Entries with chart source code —
════════════════

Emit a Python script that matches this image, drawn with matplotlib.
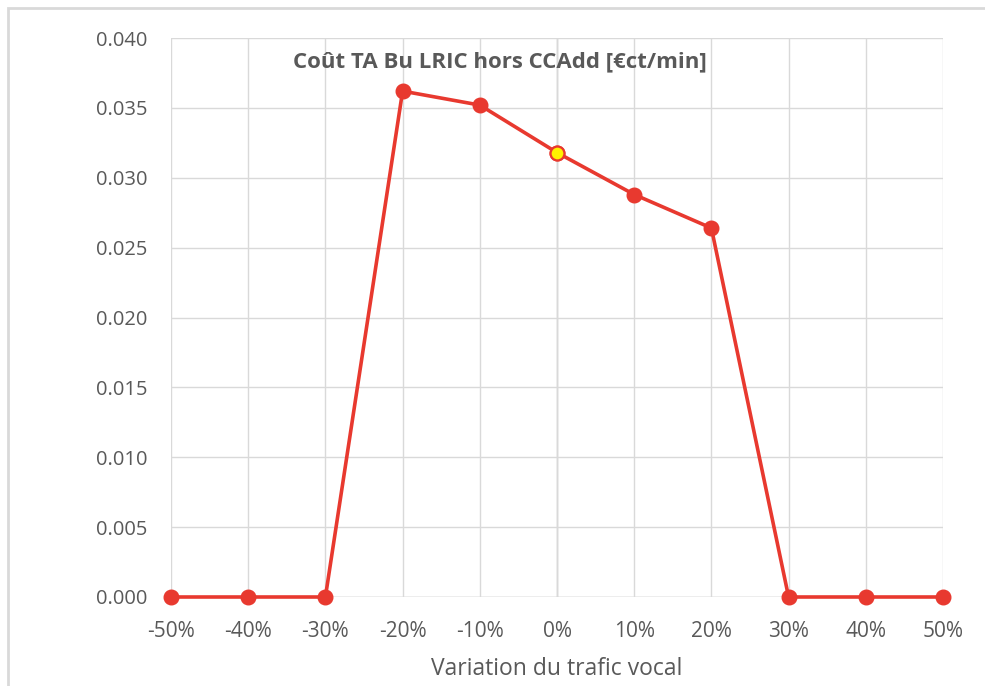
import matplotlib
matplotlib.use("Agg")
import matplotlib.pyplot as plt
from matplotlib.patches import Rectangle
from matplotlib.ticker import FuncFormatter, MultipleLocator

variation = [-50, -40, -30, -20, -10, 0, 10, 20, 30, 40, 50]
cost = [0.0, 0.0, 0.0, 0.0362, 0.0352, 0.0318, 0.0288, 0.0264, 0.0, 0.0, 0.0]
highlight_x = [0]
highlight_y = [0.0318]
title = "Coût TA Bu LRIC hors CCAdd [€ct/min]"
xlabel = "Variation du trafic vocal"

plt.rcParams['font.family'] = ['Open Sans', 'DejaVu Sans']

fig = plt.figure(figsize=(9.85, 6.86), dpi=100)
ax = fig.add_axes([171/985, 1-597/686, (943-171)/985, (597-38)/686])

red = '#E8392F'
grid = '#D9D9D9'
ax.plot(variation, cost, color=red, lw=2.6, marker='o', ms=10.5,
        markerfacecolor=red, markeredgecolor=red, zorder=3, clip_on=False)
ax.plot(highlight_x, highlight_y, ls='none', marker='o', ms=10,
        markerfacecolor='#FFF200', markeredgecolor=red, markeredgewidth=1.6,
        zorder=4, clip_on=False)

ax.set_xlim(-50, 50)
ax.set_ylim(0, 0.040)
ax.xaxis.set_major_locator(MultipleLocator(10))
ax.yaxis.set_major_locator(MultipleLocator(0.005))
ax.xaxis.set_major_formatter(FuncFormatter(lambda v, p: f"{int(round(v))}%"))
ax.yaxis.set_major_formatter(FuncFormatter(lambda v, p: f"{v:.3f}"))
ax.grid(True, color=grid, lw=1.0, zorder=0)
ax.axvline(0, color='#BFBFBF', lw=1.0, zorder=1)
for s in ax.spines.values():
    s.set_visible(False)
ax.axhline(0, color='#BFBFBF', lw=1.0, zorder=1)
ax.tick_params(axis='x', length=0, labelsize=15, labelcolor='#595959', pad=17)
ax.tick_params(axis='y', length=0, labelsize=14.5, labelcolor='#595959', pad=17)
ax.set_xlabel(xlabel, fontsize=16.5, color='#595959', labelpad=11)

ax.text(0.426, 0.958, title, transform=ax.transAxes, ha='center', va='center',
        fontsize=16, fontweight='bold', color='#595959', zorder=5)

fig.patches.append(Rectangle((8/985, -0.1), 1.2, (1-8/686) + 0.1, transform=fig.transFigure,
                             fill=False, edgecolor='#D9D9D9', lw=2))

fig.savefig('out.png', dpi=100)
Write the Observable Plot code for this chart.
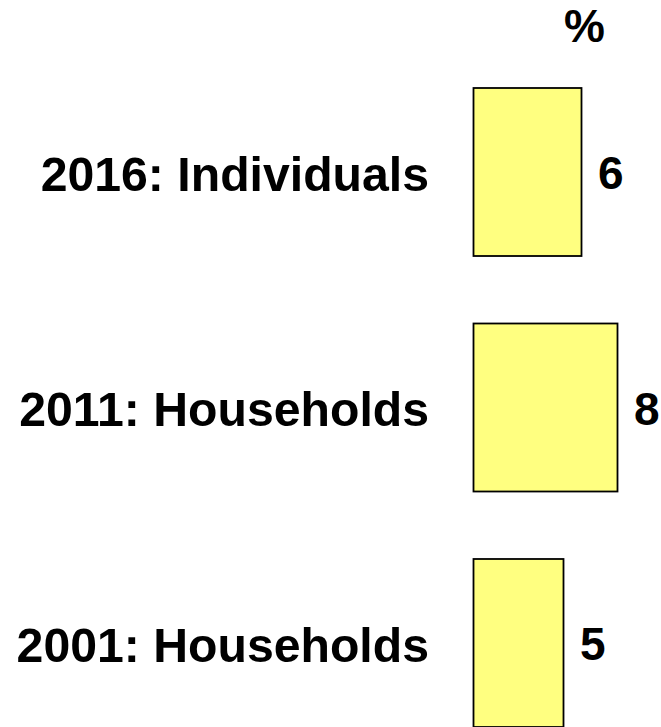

════════════════

Given request — From the opening line of the listing above through the line bearing "zorder=4, clip_on=False)", repeat each line exactly. Drop every picture.

Expected answer —
Emit a Python script that matches this image, drawn with matplotlib.
import matplotlib
matplotlib.use("Agg")
import matplotlib.pyplot as plt
from matplotlib.patches import Rectangle
from matplotlib.ticker import FuncFormatter, MultipleLocator

variation = [-50, -40, -30, -20, -10, 0, 10, 20, 30, 40, 50]
cost = [0.0, 0.0, 0.0, 0.0362, 0.0352, 0.0318, 0.0288, 0.0264, 0.0, 0.0, 0.0]
highlight_x = [0]
highlight_y = [0.0318]
title = "Coût TA Bu LRIC hors CCAdd [€ct/min]"
xlabel = "Variation du trafic vocal"

plt.rcParams['font.family'] = ['Open Sans', 'DejaVu Sans']

fig = plt.figure(figsize=(9.85, 6.86), dpi=100)
ax = fig.add_axes([171/985, 1-597/686, (943-171)/985, (597-38)/686])

red = '#E8392F'
grid = '#D9D9D9'
ax.plot(variation, cost, color=red, lw=2.6, marker='o', ms=10.5,
        markerfacecolor=red, markeredgecolor=red, zorder=3, clip_on=False)
ax.plot(highlight_x, highlight_y, ls='none', marker='o', ms=10,
        markerfacecolor='#FFF200', markeredgecolor=red, markeredgewidth=1.6,
        zorder=4, clip_on=False)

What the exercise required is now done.